Want to understand the substance behind the hype when it comes to WebRTC? Look no further than the education market.

When it comes to immediate applicability, it is hard to argue for a better use case for WebRTC than education. Unlike corporations, which have IT departments and staff that can be trained on vide conferencing software, educational institutions are both faced with a constant supply of new users and a challenge in training them to use new software. This makes WebRTC, which only requires a modern browser for video conferencing, an ideal solution.

The need and uses for videoconferencing within education also are vast. More than 2 million students have signed up for online education since 2011, and virtual education is exploding as a way to share knowledge. Yet, online education often is cold and impersonal, and dropout rates are higher than with traditional classrooms.

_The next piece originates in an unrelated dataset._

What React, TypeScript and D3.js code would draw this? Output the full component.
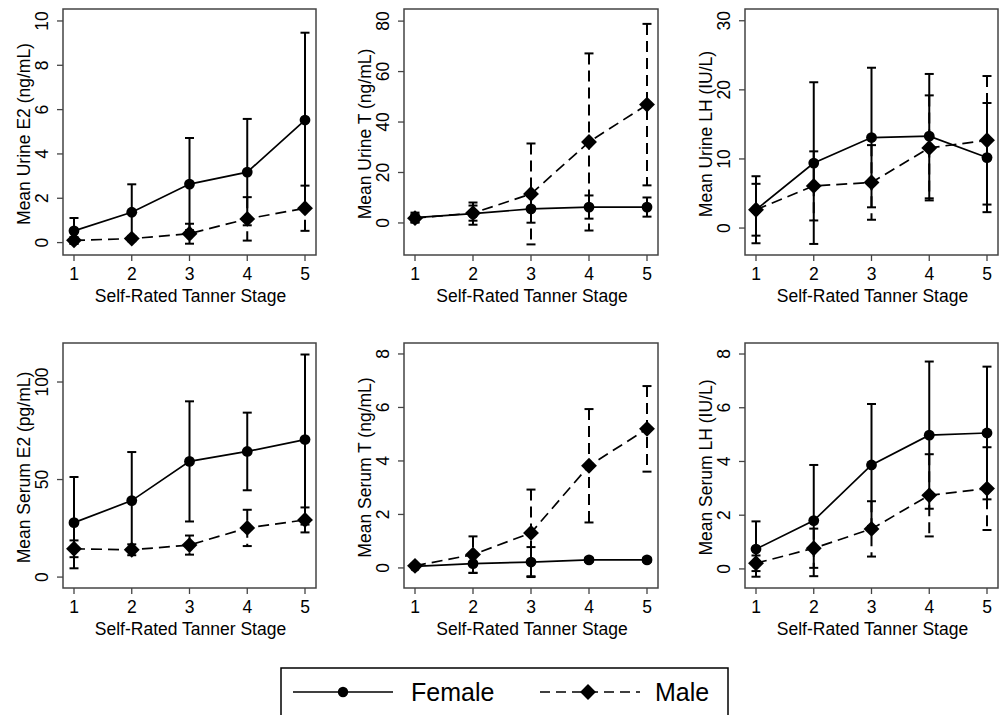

The use of videoconferencing can change that, however, making online education a virtual classroom, but not a lonely or impersonal one.

Just as important, the range of modalities that WebRTC can offer can be a big help in teaching students according to their respective learning style. Not all learners are the same; some learn best visually, while others are more auditory or kinesthetic (hands-on).

With WebRTC, teachers can better adapt coursework for students based on their learning style. For instance, screen-sharing can be used for visual learners, chat for verbal learners, or video for auditory learners.

Many companies have already seen the potential for WebRTC in the education market; two standouts are TokBox and Vidyo.

TokBox powers live, face-to-face video tutoring services and applications and includes tools such as digital whiteboards and interactive lab experiments to improve the student experience. UCLA works with TokBox to offer live group video chat sessions with a professor on UCLA’s virtual campus, and the company powers Zoen (Zenph Online Education Network), a network for music teachers and students.

Vidyo, which does telepresence for businesses, also has its Vidyo for Education. The solution helps schools enable multipoint video conferencing for a fraction of the cost of conventional video systems. It offers HD-quality video conferencing, recording and webcasting, collaborative tools, mobility features and information services as a resource for projects.

These are just two companies that have seen the potential. Everyone from startups such as the Russian language learning site, Studyflow, to larger organizations such as US Telecom are incorporating WebRTC into their education offerings.